Del Sinaí al Gólgota

Una carta de Juan Samuel Syniak

Años de prueba. Eigración

Con absoluta lealtad hice saber al lector del diario de San Petersburgo cuál había sido el resultado de mi gestión ante Rabinovich, diciéndole que, por medio de él, había encontrado la salvación y la paz en Jesús. Se comprenderá muy fácilmente que mi carta haya sido reducida al silencio. También escribí a mi madre, en quien no dejé de pensar desde que hallé al Señor. Yo sabía cuánto ella sufría bajo el peso de las leyes del Talmud y cómo deseaba la liberación. Pero ella no me comprendió; creyó que yo había perdido la razón y me rogaba que volviera a casa. Entonces le escribí por segunda vez, relatándole con muchos detalles lo acontecido. Ella me contestó con palabras terribles, diciendo que si yo había negado la fe de mis padres ya no deseaba volver a verme.

En los años que siguieron me vi sumido en amargos sufrimientos; fueron años en los cuales me vi expuesto a muchas pruebas y tentaciones. El pensamiento de ser rechazado por mi madre, a quien yo amaba con tanta ternura, y de estar separado de ella para siempre, me quebrantaba el corazón. Pero la voz de Dios se mantuvo victoriosa, a pesar de que mi mayor tristeza era la imposibilidad de poder compartir con mi madre la felicidad de conocer al Señor. Muy pronto afloró la tentación de guardar como un secreto tesoro, reservado solo para mí, el don de gracia de Dios, porque, de acuerdo con mis razonamientos, sabía que perdería mi puesto de profesor en cuanto reconociera a Cristo de manera oficial. A menudo, durante las noches, clamaba a Dios: «Señor, tu sabes que no fui yo quien te buscó, sino que Tú me has buscado y me has hallado. Te ruego que me muestres el camino en que debo andar y me guíes». El Señor me dio las fuerzas para levantar y hacer brillar su luz, y no ponerla debajo del almud. Naturalmente eso significó el fin de mi carrera como profesor en un instituto judaico.

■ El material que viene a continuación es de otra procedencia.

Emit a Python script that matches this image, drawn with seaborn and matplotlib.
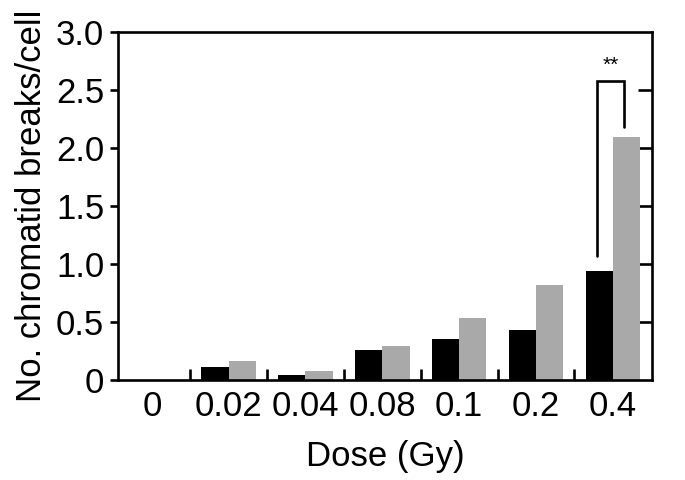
import numpy as np
import pandas as pd
import seaborn as sns
import matplotlib.pyplot as plt

# values
doses = ["0", "0.02", "0.04", "0.08", "0.1", "0.2", "0.4"]
group_a = [0.0, 0.115, 0.047, 0.26, 0.355, 0.435, 0.945]   # black bars
group_b = [0.0, 0.168, 0.085, 0.295, 0.535, 0.825, 2.10]   # grey bars
groups = ["A", "B"]

df = pd.DataFrame({
    "dose": doses * 2,
    "group": [groups[0]] * len(doses) + [groups[1]] * len(doses),
    "breaks": group_a + group_b,
})

sns.set_style("ticks")
plt.rcParams['font.family'] = ['Liberation Sans', 'DejaVu Sans']
for k in ["text.color", "axes.labelcolor", "xtick.color", "ytick.color", "axes.edgecolor"]:
    plt.rcParams[k] = "black"

fig = plt.figure(figsize=(6.85, 4.8), dpi=100)
ax = fig.add_axes([0.1723, 0.2073, 0.7795, 0.726])

sns.barplot(data=df, x="dose", y="breaks", hue="group", order=doses,
            palette={"A": "black", "B": "#a9a9a9"}, width=0.71, gap=0,
            saturation=1, edgecolor="none", legend=False, ax=ax)

ax.set_xlim(-0.44, 6.51)
ax.set_ylim(0, 3.0)
ax.set_yticks([0, 0.5, 1.0, 1.5, 2.0, 2.5, 3.0])
ax.set_yticklabels(["0", "0.5", "1.0", "1.5", "2.0", "2.5", "3.0"])

for s in ax.spines.values():
    s.set_visible(True)
    s.set_linewidth(1.9)
    s.set_color("black")

ax.tick_params(axis="y", which="major", direction="out", length=6, width=1.9,
               labelsize=25, left=True, right=False, pad=4)
ax.tick_params(axis="x", which="major", length=0, labelsize=25, pad=7)
# inner ticks on the right spine
ax2 = ax.secondary_yaxis("right")
ax2.set_yticks([0.5, 1.0, 1.5, 2.0, 2.5])
ax2.tick_params(direction="in", length=10, width=1.9, labelright=False)
ax2.spines["right"].set_visible(False)
# boundary ticks between dose categories
ax.set_xticks(np.arange(0.5, 6, 1.0), minor=True)
ax.tick_params(axis="x", which="minor", direction="in", length=8, width=1.9)

ax.set_xlabel("Dose (Gy)", fontsize=25, labelpad=12)
ax.set_ylabel("No. chromatid breaks/cell", fontsize=25, labelpad=6)

# significance bracket for 0.4 Gy
xl, xr = 5.79, 6.15
y_top = 2.58
ax.plot([xl, xl, xr, xr], [group_a[-1] + 0.13, y_top, y_top, group_b[-1] + 0.08],
        color="black", lw=1.9, solid_joinstyle="miter")
ax.text((xl + xr) / 2, y_top + 0.05, "**", ha="center", va="bottom", fontsize=15)

fig.savefig("out.png", dpi=100)
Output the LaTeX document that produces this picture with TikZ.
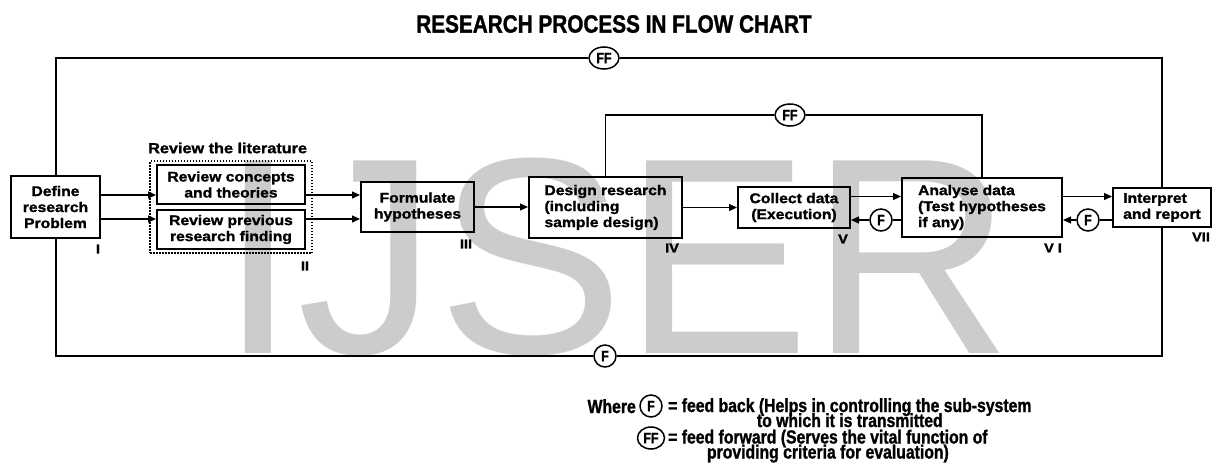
\documentclass[tikz,border=0pt]{standalone}
\usepackage{fontspec}
\setmainfont{Liberation Sans}
\newfontfamily\widebold{Liberation Sans}[FakeStretch=1.12,FakeBold=1.4]
\newfontfamily\condbold{Liberation Sans}[FakeStretch=0.83,FakeBold=1.2]
\newfontfamily\markfamily{Liberation Sans}
\usetikzlibrary{arrows.meta,calc,fit,shapes.geometric,positioning}
\newcommand\boxfnt{\widebold\bfseries\fontsize{14}{16}\selectfont}
\newcommand\romfnt{\widebold\bfseries\fontsize{13}{15}\selectfont}
\newcommand\titlefnt{\condbold\bfseries\fontsize{25}{30}\selectfont}
\newcommand\legfnt{\condbold\bfseries\fontsize{19}{22}\selectfont}
\newcommand\circfnt{\condbold\bfseries\fontsize{15}{18}\selectfont}
\newcommand\markfnt{\markfamily\fontsize{280}{280}\selectfont}

\begin{document}
\begin{tikzpicture}[x=1pt,y=-1pt,
  stage/.style={draw, line width=2pt, inner sep=0pt, font=\boxfnt, align=center},
  conn/.style={line width=1.2pt},
  arr/.style={conn, -{Triangle[length=8pt,width=7pt]}},
  loopline/.style={line width=2pt},
  fb/.style={circle, draw, line width=1.5pt, minimum size=22pt, inner sep=0pt, font=\circfnt},
  ff/.style={ellipse, draw, line width=1.5pt, minimum width=30pt, minimum height=22pt, inner sep=0pt, font=\circfnt},
  roman/.style={font=\romfnt, inner sep=0pt},
  legend/.style={font=\legfnt, inner sep=0pt}]
\useasboundingbox (0,0) rectangle (1213,463);
\fill[white] (0,0) rectangle (1213,463);
\node[anchor=base west, inner sep=0pt, text=black!20, font=\markfnt] (mark) at (219,353) {IJSER};

\node[font=\titlefnt] (title) at (614,24) {RESEARCH PROCESS IN FLOW CHART};

% stages
\node[stage, minimum width=89pt, minimum height=62pt] (define) at (55.5,207) {Define\\research\\Problem};
\node[stage, minimum width=148pt, minimum height=39pt] (revA) at (231,184.5) {Review concepts\\and theories};
\node[stage, minimum width=148pt, minimum height=39pt] (revB) at (231,229.5) {Review previous\\research finding};
\node[draw, line width=1.8pt, dash pattern=on 1.5pt off 1.5pt, fit=(revA)(revB), inner xsep=6pt, inner ysep=3pt] (lit) {};
\node[font=\boxfnt\fontsize{14.5}{16}\selectfont, anchor=west, inner sep=0pt] (littitle) at (148,148) {Review the literature};
\node[stage, minimum width=113pt, minimum height=50pt] (formulate) at (417.5,207) {Formulate\\hypotheses};
\node[stage, align=left, minimum width=153pt, minimum height=61pt] (design) at (605.5,207.5) {Design research\\(including\\sample design)};
\node[stage, minimum width=112pt, minimum height=41pt] (collect) at (794,207.5) {Collect data\\(Execution)};
\node[stage, align=left, minimum width=160pt, minimum height=59pt] (analyse) at (982,207.5) {Analyse data\\(Test hypotheses\\if any)};
\node[stage, align=left, minimum width=98pt, minimum height=39pt] (interpret) at (1162,207.5) {Interpret\\and report};

\node[roman] (nI) at (98,249) {I};
\node[roman] (nII) at (305,266) {II};
\node[roman] (nIII) at (466,244) {III};
\node[roman] (nIV) at (672,248) {IV};
\node[roman] (nV) at (843,239) {V};
\node[roman] (nVI) at (1053,248) {V I};
\node[roman] (nVII) at (1201,237) {VII};

% forward arrows
\coordinate (upper) at (0,195);
\coordinate (lower) at (0,219);
\coordinate (fwd) at (0,196.5);
\draw[arr] (define.east |- upper) -- (revA.west |- upper);
\draw[arr] (define.east |- lower) -- (revB.west |- lower);
\draw[arr] (revA.east |- upper) -- (formulate.west |- upper);
\draw[arr] (revB.east |- lower) -- (formulate.west |- lower);
\draw[arr] (formulate.east) -- (design.west |- formulate.east);
\draw[arr] (design.east |- collect.west) -- (collect.west);
\draw[arr] (collect.east |- fwd) -- (analyse.west |- fwd);
\draw[arr] (analyse.east |- fwd) -- (interpret.west |- fwd);

% feed back
\node[fb] (fbV) at (881,220) {F};
\node[fb] (fbVI) at (1088,220) {F};
\draw[conn] (analyse.west |- fbV) -- (fbV);
\draw[arr] (fbV) -- (collect.east |- fbV);
\draw[conn] (interpret.west |- fbVI) -- (fbVI);
\draw[arr] (fbVI) -- (analyse.east |- fbVI);

% loops
\node[ff] (ffTop) at (604,58) {FF};
\node[fb] (fBot) at (605,356) {F};
\node[ff] (ffMid) at (790,115) {FF};
\draw[loopline] (define.north) |- (ffTop);
\draw[loopline] (ffTop) -| (interpret.north);
\draw[loopline] (define.south) |- (fBot);
\draw[loopline] (fBot) -| (interpret.south);
\draw[conn] (design.north) |- (ffMid);
\draw[conn] (ffMid) -| (analyse.north);

% key
\node[legend, anchor=base east] (where) at (636,413) {Where};
\node[fb] (keyF) at (651,406) {F};
\node[legend, anchor=base west] (keyF1) at (668,412) {= feed back (Helps in controlling the sub-system};
\node[legend, anchor=base] (keyF2) at ($(keyF1.base)+(0,15)$) {to which it is transmitted};
\node[ff, minimum width=27pt] (keyFF) at (651,438) {FF};
\node[legend, anchor=base west] (keyFF1) at (668,443.5) {= feed forward (Serves the vital function of};
\node[legend, anchor=base] (keyFF2) at ($(keyFF1.base)+(0,15)$) {providing criteria for evaluation)};
\end{tikzpicture}
\end{document}
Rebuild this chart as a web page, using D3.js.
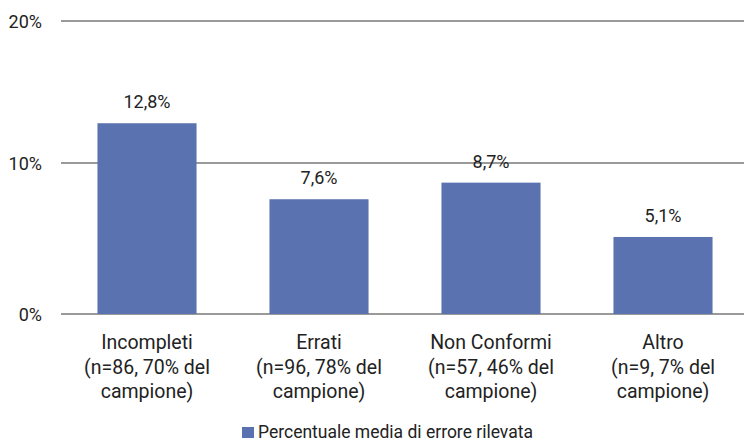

El señor Rabinovich y otros creyentes me propusieron que predicase el Evangelio a los judíos como misionero remunerado. Pero, a pesar de lo mucho que me habría gustado trabajar para el Señor entre mis hermanos según la carne, no me agradaba mucho la idea de hacerlo en las condiciones que me proponían. El ejemplo del apóstol Pablo se presentaba con claridad ante mí, de modo que comuniqué a mis amigos que, antes de anunciar el Evangelio, y para poder hacerlo sin percibir un salario fijo, quería aprender el oficio de cerrajero. Lo creía realmente importante para la obra entre los judíos, porque ellos tienen una gran predisposición para pensar que detrás de toda actividad existe indefectiblemente un interés monetario.

Mi idea de aprender un oficio a la edad de veinticinco años, provocó la sonrisa de mis amigos, pero no me sentí frustrado por eso, porque estaba convencido de que mi plan tenía la aprobación de Dios. Dejé, pues, mi país y me instalé en Alemania, en a la ciudad de B., donde encontré un cerrajero creyente que consintió en aceptarme como aprendiz. Dios, en su gracia, me dio las fuerzas y las facultades necesarias para emprender mi nueva tarea.